The operational failure point is usually between the finance team and RevOps. Finance tracks spend. RevOps tracks pipeline and CRM data. Neither has a shared model that combines both into a quarterly cohort calculation. A RevOps framework that connects your CRM to financial metrics closes this gap more reliably than one-off reconciliation rituals.

If you're using Salesforce, you likely have campaign attribution but not a fully-loaded cost view. If you're using HubSpot, your deal pipeline and marketing attribution are in the same tool, but sales compensation data almost certainly lives in a separate spreadsheet or HRIS. The gap between those systems is where CAC payback distortion hides.

The fix isn't a new tool. It's a quarterly reconciliation ritual where RevOps pulls new customer cohort data from the CRM, finance pulls the fully-loaded costs for that cohort's acquisition period, and someone calculates payback from the combined dataset. This takes about two hours per quarter with a clean model. It's worth doing.

The Investors Are Watching This Metric More Than You Think

As of 2025, most growth-stage SaaS investors are using CAC payback as a primary filter for growth investment decisions, ahead of ARR growth rate in many cases. The reason is simple: high growth with poor payback means you need continuous outside capital to fund each new customer. Poor payback plus slowing growth is a terminal combination. SaaStr's analysis of public SaaS company benchmarks — particularly Jason Lemkin's writing on efficient growth — has consistently positioned CAC payback as the single number that separates capital-efficient SaaS from growth-at-any-cost narratives that fell apart post-2022.

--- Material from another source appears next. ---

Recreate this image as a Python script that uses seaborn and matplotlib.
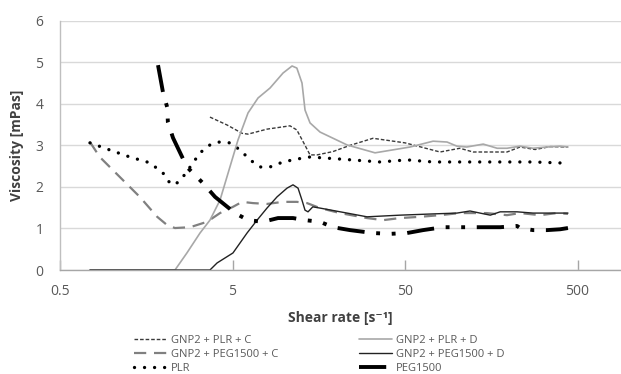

RevOps leaders who present CAC payback trends to the board, with distortion factors explained and a clear narrative about the trajectory, build significantly more credibility than those who show it as a raw number. The analytical maturity to say "our payback worsened 3 months this quarter, here's why it was ramp timing, and here's why we expect it to normalize next quarter" is what separates RevOps as a strategic function from RevOps as a reporting service.

That's the actual job. Not calculating the number. Explaining what it means and what you're doing about it.